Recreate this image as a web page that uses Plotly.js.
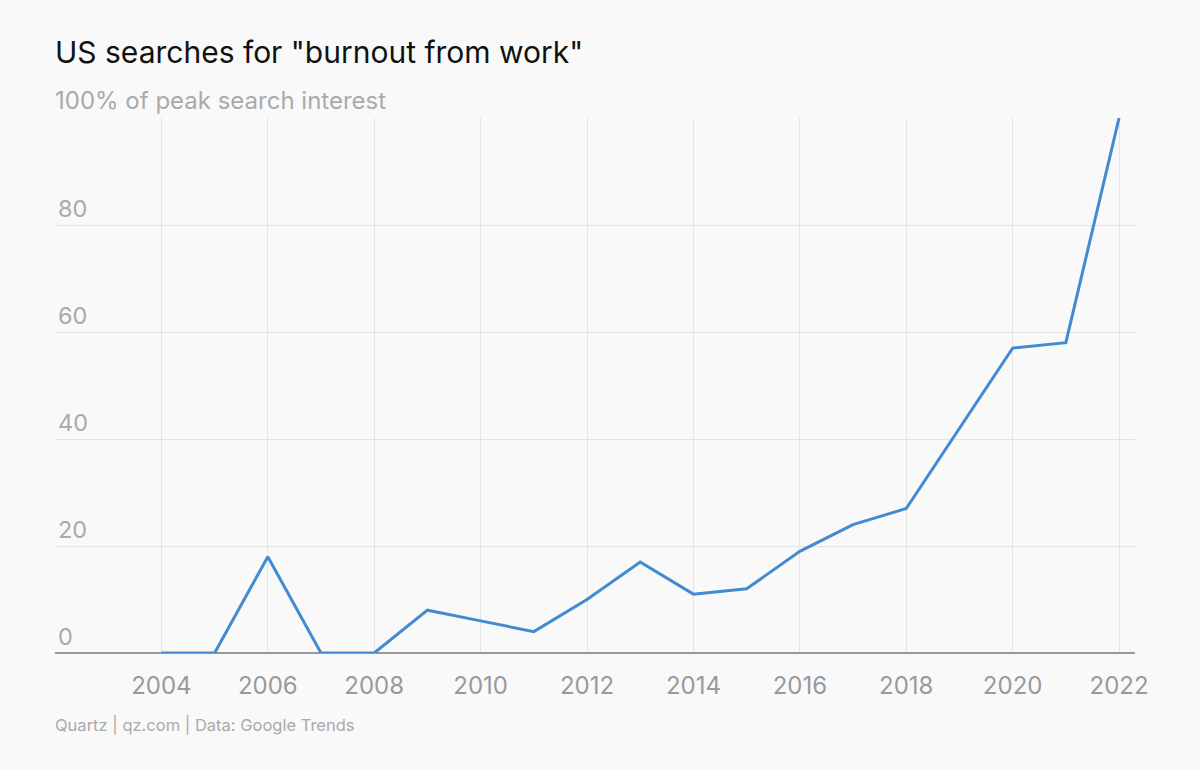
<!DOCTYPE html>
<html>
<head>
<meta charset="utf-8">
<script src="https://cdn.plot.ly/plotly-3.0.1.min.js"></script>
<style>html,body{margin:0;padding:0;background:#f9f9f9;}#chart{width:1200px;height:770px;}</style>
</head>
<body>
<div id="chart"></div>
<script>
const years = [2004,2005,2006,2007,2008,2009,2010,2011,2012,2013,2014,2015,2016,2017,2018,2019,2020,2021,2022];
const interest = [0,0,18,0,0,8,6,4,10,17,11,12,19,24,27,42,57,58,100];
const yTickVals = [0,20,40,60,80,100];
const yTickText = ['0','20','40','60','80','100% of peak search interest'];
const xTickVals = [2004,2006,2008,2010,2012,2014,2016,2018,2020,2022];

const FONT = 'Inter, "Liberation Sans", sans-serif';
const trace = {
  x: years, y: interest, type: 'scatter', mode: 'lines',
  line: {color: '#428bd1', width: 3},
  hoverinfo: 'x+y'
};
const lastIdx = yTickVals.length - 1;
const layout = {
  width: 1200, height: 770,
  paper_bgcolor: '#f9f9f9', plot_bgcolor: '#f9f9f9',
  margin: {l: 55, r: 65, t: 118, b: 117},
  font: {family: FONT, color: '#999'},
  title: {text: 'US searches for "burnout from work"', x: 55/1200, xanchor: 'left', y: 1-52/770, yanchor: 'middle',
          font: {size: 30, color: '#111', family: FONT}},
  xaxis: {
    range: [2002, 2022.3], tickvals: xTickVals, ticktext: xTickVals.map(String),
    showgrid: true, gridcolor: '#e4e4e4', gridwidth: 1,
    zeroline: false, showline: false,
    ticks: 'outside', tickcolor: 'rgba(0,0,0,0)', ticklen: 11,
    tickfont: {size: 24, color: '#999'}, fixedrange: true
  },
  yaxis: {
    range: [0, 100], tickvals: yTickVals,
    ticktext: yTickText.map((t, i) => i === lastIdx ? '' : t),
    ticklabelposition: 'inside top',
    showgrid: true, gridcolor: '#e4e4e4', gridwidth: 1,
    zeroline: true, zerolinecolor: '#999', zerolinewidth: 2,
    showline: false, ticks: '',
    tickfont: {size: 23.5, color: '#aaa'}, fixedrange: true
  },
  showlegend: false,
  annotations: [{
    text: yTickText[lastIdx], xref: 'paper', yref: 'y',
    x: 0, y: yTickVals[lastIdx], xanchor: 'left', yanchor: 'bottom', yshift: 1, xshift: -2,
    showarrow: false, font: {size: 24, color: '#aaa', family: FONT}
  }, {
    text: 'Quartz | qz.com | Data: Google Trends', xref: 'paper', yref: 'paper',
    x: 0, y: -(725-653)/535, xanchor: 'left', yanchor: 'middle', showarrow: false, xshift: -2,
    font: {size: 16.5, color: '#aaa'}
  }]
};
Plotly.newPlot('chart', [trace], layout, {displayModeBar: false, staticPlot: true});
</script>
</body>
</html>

----

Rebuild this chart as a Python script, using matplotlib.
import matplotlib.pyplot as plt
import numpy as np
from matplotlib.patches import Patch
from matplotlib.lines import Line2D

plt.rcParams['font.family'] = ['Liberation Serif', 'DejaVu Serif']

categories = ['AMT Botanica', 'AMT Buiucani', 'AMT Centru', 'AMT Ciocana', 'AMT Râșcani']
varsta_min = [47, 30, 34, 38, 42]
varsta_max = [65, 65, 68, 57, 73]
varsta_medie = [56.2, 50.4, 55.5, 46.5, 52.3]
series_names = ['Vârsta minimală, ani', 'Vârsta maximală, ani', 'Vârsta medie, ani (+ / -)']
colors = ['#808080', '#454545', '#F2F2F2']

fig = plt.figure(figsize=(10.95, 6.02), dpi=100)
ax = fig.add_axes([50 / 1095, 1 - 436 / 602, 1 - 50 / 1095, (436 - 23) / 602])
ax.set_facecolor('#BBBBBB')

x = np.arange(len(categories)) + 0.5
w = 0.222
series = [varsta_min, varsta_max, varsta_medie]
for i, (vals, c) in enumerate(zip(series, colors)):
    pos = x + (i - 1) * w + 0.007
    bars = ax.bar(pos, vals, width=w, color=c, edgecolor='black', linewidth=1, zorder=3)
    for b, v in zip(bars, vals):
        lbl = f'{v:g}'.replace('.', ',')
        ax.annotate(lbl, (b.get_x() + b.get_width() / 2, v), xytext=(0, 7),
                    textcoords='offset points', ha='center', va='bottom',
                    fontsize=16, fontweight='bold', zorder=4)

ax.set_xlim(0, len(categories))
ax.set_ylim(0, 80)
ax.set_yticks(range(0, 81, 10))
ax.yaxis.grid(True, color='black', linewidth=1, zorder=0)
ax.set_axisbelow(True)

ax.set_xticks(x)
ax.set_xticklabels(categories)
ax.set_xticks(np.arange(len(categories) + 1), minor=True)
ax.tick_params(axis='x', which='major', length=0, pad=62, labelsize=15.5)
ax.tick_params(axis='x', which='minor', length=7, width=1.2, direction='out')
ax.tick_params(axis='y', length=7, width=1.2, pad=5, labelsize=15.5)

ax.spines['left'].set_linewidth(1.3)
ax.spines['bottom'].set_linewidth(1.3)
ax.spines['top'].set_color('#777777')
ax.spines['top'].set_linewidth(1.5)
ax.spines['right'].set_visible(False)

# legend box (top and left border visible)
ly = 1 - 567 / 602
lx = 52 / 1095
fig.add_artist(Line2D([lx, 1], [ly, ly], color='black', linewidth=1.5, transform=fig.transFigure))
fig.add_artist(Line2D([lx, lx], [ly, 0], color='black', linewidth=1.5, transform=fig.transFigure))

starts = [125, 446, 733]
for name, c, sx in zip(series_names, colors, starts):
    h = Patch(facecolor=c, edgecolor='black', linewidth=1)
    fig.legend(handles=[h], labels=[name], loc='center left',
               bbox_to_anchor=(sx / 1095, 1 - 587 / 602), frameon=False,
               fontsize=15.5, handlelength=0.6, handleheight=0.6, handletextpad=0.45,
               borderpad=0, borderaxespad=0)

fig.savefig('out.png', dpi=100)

----

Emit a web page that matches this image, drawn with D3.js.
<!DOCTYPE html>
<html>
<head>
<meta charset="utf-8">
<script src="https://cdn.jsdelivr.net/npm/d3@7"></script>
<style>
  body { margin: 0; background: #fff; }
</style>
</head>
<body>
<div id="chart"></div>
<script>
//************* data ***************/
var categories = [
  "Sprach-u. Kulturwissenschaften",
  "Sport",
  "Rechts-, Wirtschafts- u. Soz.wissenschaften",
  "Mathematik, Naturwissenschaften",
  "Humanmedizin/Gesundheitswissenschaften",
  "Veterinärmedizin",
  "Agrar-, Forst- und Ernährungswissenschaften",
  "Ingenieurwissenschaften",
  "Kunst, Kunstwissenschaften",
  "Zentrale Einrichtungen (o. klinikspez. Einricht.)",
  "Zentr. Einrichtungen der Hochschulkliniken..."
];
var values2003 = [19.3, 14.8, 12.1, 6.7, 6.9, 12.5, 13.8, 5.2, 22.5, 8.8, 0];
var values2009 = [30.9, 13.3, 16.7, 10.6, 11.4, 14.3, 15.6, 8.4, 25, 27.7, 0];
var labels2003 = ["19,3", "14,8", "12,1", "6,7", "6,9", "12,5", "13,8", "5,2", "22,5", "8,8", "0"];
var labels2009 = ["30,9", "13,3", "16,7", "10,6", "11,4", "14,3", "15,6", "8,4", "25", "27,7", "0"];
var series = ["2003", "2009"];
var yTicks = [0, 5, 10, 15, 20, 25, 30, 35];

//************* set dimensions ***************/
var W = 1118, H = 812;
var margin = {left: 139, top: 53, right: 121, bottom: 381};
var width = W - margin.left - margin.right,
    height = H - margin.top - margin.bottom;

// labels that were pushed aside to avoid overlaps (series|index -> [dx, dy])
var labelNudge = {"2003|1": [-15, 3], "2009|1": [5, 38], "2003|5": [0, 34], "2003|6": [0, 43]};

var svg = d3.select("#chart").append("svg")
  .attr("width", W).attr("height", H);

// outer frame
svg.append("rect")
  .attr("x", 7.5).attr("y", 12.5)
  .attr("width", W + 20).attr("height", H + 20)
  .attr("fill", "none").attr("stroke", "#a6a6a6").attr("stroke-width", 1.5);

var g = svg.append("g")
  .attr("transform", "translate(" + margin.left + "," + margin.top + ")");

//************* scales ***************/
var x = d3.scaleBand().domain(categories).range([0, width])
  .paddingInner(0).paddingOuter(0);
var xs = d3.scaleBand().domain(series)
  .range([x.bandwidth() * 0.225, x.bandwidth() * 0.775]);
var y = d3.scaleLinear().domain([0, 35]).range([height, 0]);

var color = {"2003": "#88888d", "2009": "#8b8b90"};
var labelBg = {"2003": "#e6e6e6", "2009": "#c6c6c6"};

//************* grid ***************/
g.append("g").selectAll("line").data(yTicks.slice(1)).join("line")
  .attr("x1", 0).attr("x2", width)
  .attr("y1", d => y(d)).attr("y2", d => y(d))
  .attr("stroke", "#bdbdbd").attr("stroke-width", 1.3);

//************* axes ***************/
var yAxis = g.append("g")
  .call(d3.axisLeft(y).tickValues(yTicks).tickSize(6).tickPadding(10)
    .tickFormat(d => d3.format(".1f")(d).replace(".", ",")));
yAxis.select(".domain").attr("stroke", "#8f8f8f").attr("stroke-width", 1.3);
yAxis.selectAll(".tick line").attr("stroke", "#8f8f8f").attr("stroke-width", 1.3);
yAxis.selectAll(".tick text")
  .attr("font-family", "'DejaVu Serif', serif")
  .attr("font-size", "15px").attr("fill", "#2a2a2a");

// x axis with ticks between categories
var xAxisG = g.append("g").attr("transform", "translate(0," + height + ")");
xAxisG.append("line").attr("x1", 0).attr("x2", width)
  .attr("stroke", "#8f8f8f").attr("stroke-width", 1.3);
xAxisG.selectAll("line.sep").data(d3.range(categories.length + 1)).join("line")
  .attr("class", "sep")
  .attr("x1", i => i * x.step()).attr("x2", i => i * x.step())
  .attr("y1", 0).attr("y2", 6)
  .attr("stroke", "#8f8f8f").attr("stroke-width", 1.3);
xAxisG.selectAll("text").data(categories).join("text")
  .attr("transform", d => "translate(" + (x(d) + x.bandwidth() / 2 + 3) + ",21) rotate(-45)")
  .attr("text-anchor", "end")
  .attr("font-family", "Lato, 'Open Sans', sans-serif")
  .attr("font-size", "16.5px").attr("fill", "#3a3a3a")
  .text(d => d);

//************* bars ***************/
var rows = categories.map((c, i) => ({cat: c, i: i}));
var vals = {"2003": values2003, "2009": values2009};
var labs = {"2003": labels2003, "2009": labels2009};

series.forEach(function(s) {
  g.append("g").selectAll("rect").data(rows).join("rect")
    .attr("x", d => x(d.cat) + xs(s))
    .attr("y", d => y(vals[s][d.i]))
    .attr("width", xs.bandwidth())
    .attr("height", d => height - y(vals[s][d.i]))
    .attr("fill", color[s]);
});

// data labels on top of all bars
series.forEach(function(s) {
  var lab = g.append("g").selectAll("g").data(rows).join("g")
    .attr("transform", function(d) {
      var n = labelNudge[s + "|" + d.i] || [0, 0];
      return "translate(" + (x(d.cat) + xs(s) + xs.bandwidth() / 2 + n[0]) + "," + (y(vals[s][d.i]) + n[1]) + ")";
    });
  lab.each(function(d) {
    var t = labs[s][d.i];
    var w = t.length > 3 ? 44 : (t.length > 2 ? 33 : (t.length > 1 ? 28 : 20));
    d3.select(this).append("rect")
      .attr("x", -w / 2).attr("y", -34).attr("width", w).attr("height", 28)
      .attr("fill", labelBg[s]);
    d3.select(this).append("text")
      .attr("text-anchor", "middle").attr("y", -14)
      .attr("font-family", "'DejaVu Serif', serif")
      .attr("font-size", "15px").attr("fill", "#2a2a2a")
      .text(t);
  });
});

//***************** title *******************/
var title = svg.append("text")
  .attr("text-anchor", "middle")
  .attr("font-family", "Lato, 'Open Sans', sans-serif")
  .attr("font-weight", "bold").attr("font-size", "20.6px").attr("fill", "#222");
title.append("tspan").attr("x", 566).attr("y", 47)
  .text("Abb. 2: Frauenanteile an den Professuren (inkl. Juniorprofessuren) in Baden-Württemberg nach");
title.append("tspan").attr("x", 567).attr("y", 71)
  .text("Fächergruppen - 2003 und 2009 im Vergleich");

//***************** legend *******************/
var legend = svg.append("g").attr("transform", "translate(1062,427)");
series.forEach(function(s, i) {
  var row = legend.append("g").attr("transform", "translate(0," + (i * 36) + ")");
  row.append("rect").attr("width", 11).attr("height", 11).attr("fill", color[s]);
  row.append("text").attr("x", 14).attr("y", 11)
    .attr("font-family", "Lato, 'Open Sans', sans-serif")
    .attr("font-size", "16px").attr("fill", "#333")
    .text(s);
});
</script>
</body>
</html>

----

--- Exercise objective ---
Begin at the line that has "Recreate this image", stop after the line that has "xTickVals = [2004,2006,2008,2010,2012,2014,2016,2018,2020,2022];", and reproduce every line between them exactly and nothing else. Pictures stay out of the copy.

--- Response to the exercise ---
Recreate this image as a web page that uses Plotly.js.
<!DOCTYPE html>
<html>
<head>
<meta charset="utf-8">
<script src="https://cdn.plot.ly/plotly-3.0.1.min.js"></script>
<style>html,body{margin:0;padding:0;background:#f9f9f9;}#chart{width:1200px;height:770px;}</style>
</head>
<body>
<div id="chart"></div>
<script>
const years = [2004,2005,2006,2007,2008,2009,2010,2011,2012,2013,2014,2015,2016,2017,2018,2019,2020,2021,2022];
const interest = [0,0,18,0,0,8,6,4,10,17,11,12,19,24,27,42,57,58,100];
const yTickVals = [0,20,40,60,80,100];
const yTickText = ['0','20','40','60','80','100% of peak search interest'];
const xTickVals = [2004,2006,2008,2010,2012,2014,2016,2018,2020,2022];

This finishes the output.